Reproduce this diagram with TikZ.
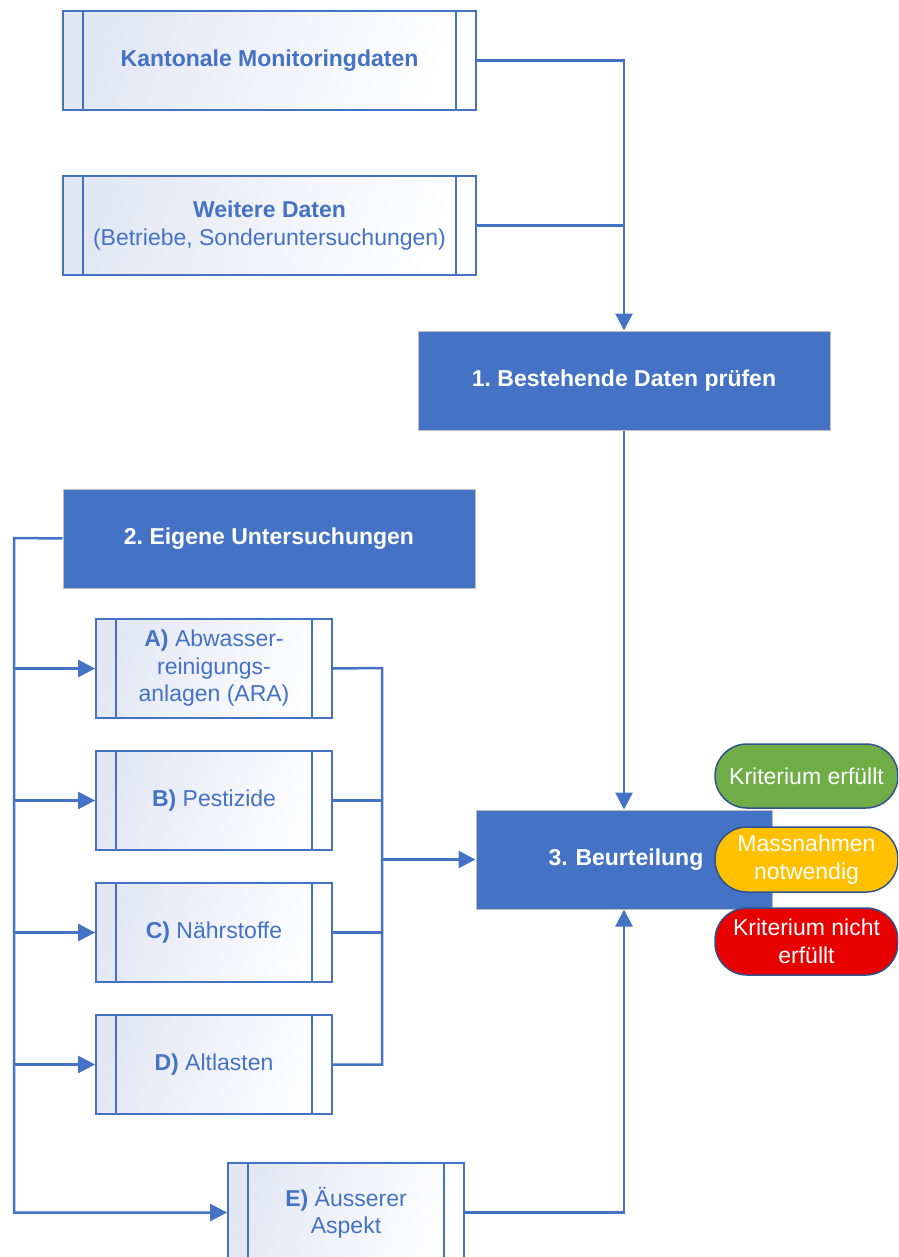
\documentclass[tikz,border=0pt]{standalone}
\usepackage{fontspec}
\setmainfont{Liberation Sans}
\usetikzlibrary{arrows.meta}
\frenchspacing
\definecolor{mblue}{HTML}{4472C4}
\definecolor{pborder}{HTML}{2F528F}
\definecolor{mgreen}{HTML}{70AD47}
\definecolor{myellow}{HTML}{FFC000}
\definecolor{mred}{HTML}{E80000}
\definecolor{lav}{HTML}{E3E7F4}
\tikzset{
  procbox/.style={draw=mblue, line width=1.8pt, minimum height=99pt, inner sep=0pt,
    left color=lav, right color=white, shading angle=70, text=mblue, align=center,
    font=\fontsize{23}{27.5}\selectfont,
    path picture={
      \draw[mblue, line width=1.8pt]
        ([xshift=20pt]path picture bounding box.north west) -- ([xshift=20pt]path picture bounding box.south west)
        ([xshift=-20pt]path picture bounding box.north east) -- ([xshift=-20pt]path picture bounding box.south east);
    }},
  bluebox/.style={draw=black!25, line width=1pt, fill=mblue, minimum height=99pt, inner sep=0pt,
    text=white, align=center, font=\fontsize{23}{27.5}\selectfont\bfseries},
  pill/.style={draw=pborder, line width=1.5pt, rounded corners=32pt, minimum width=183pt,
    inner sep=0pt, text=white, align=center, font=\fontsize{23}{27.5}\selectfont},
  conn/.style={draw=mblue, line width=2.5pt},
  arr/.style={conn, -{Triangle[length=17pt,width=17pt]}}
}
\begin{document}
\begin{tikzpicture}[x=1pt,y=-1pt]
\useasboundingbox (0,0) rectangle (898,1257);
\clip (0,0) rectangle (898,1257);

\node[procbox, minimum width=413pt] (kant) at (269.5,60.5) {\textbf{Kantonale Monitoringdaten}};
\node[procbox, minimum width=413pt] (weit) at (269.5,225.5) {\textbf{Weitere Daten}\\(Betriebe, Sonderuntersuchungen)};
\node[bluebox, minimum width=412pt] (best) at (624,380.5) {1. Bestehende Daten prüfen};
\node[bluebox, minimum width=412pt] (eig) at (269,538.5) {2. Eigene Untersuchungen};

\node[procbox, minimum width=236pt] (A) at (214,668.5) {\textbf{A)} Abwasser-\\reinigungs-\\anlagen (ARA)};
\node[procbox, minimum width=236pt] (B) at (214,800.5) {\textbf{B)} Pestizide};
\node[procbox, minimum width=236pt] (C) at (214,932.5) {\textbf{C)} Nährstoffe};
\node[procbox, minimum width=236pt] (D) at (214,1064.5) {\textbf{D)} Altlasten};
\node[procbox, minimum width=236pt] (E) at (346,1212.5) {\textbf{E)} Äusserer\\Aspekt};

\node[bluebox, minimum width=296pt, text width=296pt] (beur) at (624,859.5) {3. Beurteilung\hspace*{-4pt}};

\node[pill, fill=mgreen, minimum height=64pt] (g) at (806.5,776) {Kriterium erfüllt};
\node[pill, fill=myellow, minimum height=65pt] (y) at (806.5,859.5) {Massnahmen\\notwendig};
\node[pill, fill=mred, minimum height=67pt] (r) at (806.5,941.5) {Kriterium nicht\\erfüllt};

\coordinate (lbus) at (14,538);
\coordinate (rbus) at (382,668);

\draw[arr] (kant.east) -| (best.north);
\draw[conn] (weit.east) -- (weit.east -| best.north);
\draw[arr] (best.south) -- (beur.north);

\draw[arr] (eig.west) -- (lbus) |- (E.west);
\draw[arr] (A.west -| lbus) -- (A.west);
\draw[arr] (B.west -| lbus) -- (B.west);
\draw[arr] (C.west -| lbus) -- (C.west);
\draw[arr] (D.west -| lbus) -- (D.west);

\draw[conn] (A.east) -- (rbus) -- (D.east -| rbus) -- (D.east);
\draw[conn] (B.east) -- (B.east -| rbus);
\draw[conn] (C.east) -- (C.east -| rbus);
\draw[arr] (beur.west -| rbus) -- (beur.west);

\draw[arr] (E.east) -| (beur.south);
\end{tikzpicture}
\end{document}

Written task → Retype each line of the listing above word for word. Exclude the pictures.

Complete output →
Reproduce this diagram with TikZ.
\documentclass[tikz,border=0pt]{standalone}
\usepackage{fontspec}
\setmainfont{Liberation Sans}
\usetikzlibrary{arrows.meta}
\frenchspacing
\definecolor{mblue}{HTML}{4472C4}
\definecolor{pborder}{HTML}{2F528F}
\definecolor{mgreen}{HTML}{70AD47}
\definecolor{myellow}{HTML}{FFC000}
\definecolor{mred}{HTML}{E80000}
\definecolor{lav}{HTML}{E3E7F4}
\tikzset{
  procbox/.style={draw=mblue, line width=1.8pt, minimum height=99pt, inner sep=0pt,
    left color=lav, right color=white, shading angle=70, text=mblue, align=center,
    font=\fontsize{23}{27.5}\selectfont,
    path picture={
      \draw[mblue, line width=1.8pt]
        ([xshift=20pt]path picture bounding box.north west) -- ([xshift=20pt]path picture bounding box.south west)
        ([xshift=-20pt]path picture bounding box.north east) -- ([xshift=-20pt]path picture bounding box.south east);
    }},
  bluebox/.style={draw=black!25, line width=1pt, fill=mblue, minimum height=99pt, inner sep=0pt,
    text=white, align=center, font=\fontsize{23}{27.5}\selectfont\bfseries},
  pill/.style={draw=pborder, line width=1.5pt, rounded corners=32pt, minimum width=183pt,
    inner sep=0pt, text=white, align=center, font=\fontsize{23}{27.5}\selectfont},
  conn/.style={draw=mblue, line width=2.5pt},
  arr/.style={conn, -{Triangle[length=17pt,width=17pt]}}
}
\begin{document}
\begin{tikzpicture}[x=1pt,y=-1pt]
\useasboundingbox (0,0) rectangle (898,1257);
\clip (0,0) rectangle (898,1257);

\node[procbox, minimum width=413pt] (kant) at (269.5,60.5) {\textbf{Kantonale Monitoringdaten}};
\node[procbox, minimum width=413pt] (weit) at (269.5,225.5) {\textbf{Weitere Daten}\\(Betriebe, Sonderuntersuchungen)};
\node[bluebox, minimum width=412pt] (best) at (624,380.5) {1. Bestehende Daten prüfen};
\node[bluebox, minimum width=412pt] (eig) at (269,538.5) {2. Eigene Untersuchungen};

\node[procbox, minimum width=236pt] (A) at (214,668.5) {\textbf{A)} Abwasser-\\reinigungs-\\anlagen (ARA)};
\node[procbox, minimum width=236pt] (B) at (214,800.5) {\textbf{B)} Pestizide};
\node[procbox, minimum width=236pt] (C) at (214,932.5) {\textbf{C)} Nährstoffe};
\node[procbox, minimum width=236pt] (D) at (214,1064.5) {\textbf{D)} Altlasten};
\node[procbox, minimum width=236pt] (E) at (346,1212.5) {\textbf{E)} Äusserer\\Aspekt};

\node[bluebox, minimum width=296pt, text width=296pt] (beur) at (624,859.5) {3. Beurteilung\hspace*{-4pt}};

\node[pill, fill=mgreen, minimum height=64pt] (g) at (806.5,776) {Kriterium erfüllt};
\node[pill, fill=myellow, minimum height=65pt] (y) at (806.5,859.5) {Massnahmen\\notwendig};
\node[pill, fill=mred, minimum height=67pt] (r) at (806.5,941.5) {Kriterium nicht\\erfüllt};

\coordinate (lbus) at (14,538);
\coordinate (rbus) at (382,668);

\draw[arr] (kant.east) -| (best.north);
\draw[conn] (weit.east) -- (weit.east -| best.north);
\draw[arr] (best.south) -- (beur.north);

\draw[arr] (eig.west) -- (lbus) |- (E.west);
\draw[arr] (A.west -| lbus) -- (A.west);
\draw[arr] (B.west -| lbus) -- (B.west);
\draw[arr] (C.west -| lbus) -- (C.west);
\draw[arr] (D.west -| lbus) -- (D.west);

\draw[conn] (A.east) -- (rbus) -- (D.east -| rbus) -- (D.east);
\draw[conn] (B.east) -- (B.east -| rbus);
\draw[conn] (C.east) -- (C.east -| rbus);
\draw[arr] (beur.west -| rbus) -- (beur.west);

\draw[arr] (E.east) -| (beur.south);
\end{tikzpicture}
\end{document}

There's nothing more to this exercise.